Lectito follows the same broad approach as Mozilla Readability.

The extractor starts with a full HTML document and tries to find the subtree that behaves like an article. It uses signals that tend to survive across sites: text length, paragraph density, semantic tags, class and id names, and the ratio of links to readable text.

  1. Parse the document.
  2. Recover useful content from common snapshots, including selected mobile and shadow-root cases.
  3. Extract metadata.
  4. Try a matching site profile or code extractor when one applies.
  5. Remove scripts, styles, hidden nodes, and unlikely content.
  6. Score candidate content roots by text length, tag type, class/id hints, and link density.
  7. Select the best root and include useful siblings.
  8. Clean the selected content.
  9. Apply schema text fallback when structured data is clearly better.
  10. Return HTML, Markdown, text, and diagnostics.

Extraction runs several attempts. Later attempts relax cleanup rules when the first pass produces too little text. The first attempt that reaches char_threshold is accepted. If no attempt reaches the threshold, Lectito may return the best non-empty attempt.

This retry model matters because pages fail in different ways. Some pages hide the useful content behind classes that look like chrome. Others include enough related links or widgets to pull the score away from the main text.
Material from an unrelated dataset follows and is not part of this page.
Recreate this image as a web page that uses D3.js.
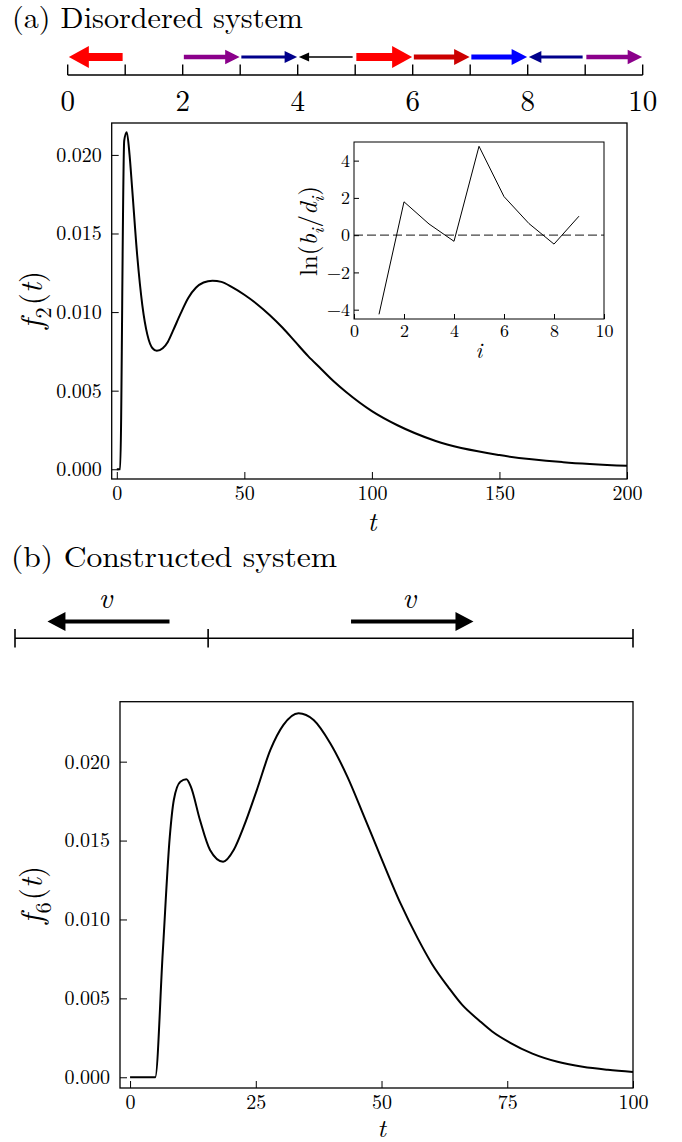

Relaxed attempts give Lectito another chance without making the first pass too loose.

content_selector can short-circuit root selection for known documents:

#![allow(unused)]
fn main() {
let options = ReadabilityOptions {
    content_selector: Some("main article".to_string()),
    ..ReadabilityOptions::default()
};
}

Site profiles provide URL-scoped hints without disabling generic extraction:

#![allow(unused)]
fn main() {
let options = ReadabilityOptions {
    site_profiles: vec![r#"
        name = "example"
        hosts = ["example.com"]
        content_roots = ["article"]
        remove = [".ad", "nav"]
    "#.to_string()],
    ..ReadabilityOptions::default()
};
}

If a profile produces content below char_threshold, Lectito records the profile decision in diagnostics and continues with generic readability attempts.

After the root is selected, cleanup removes empty nodes, normalizes links and media, preserves selected classes, and prepares the HTML for Markdown and text conversion.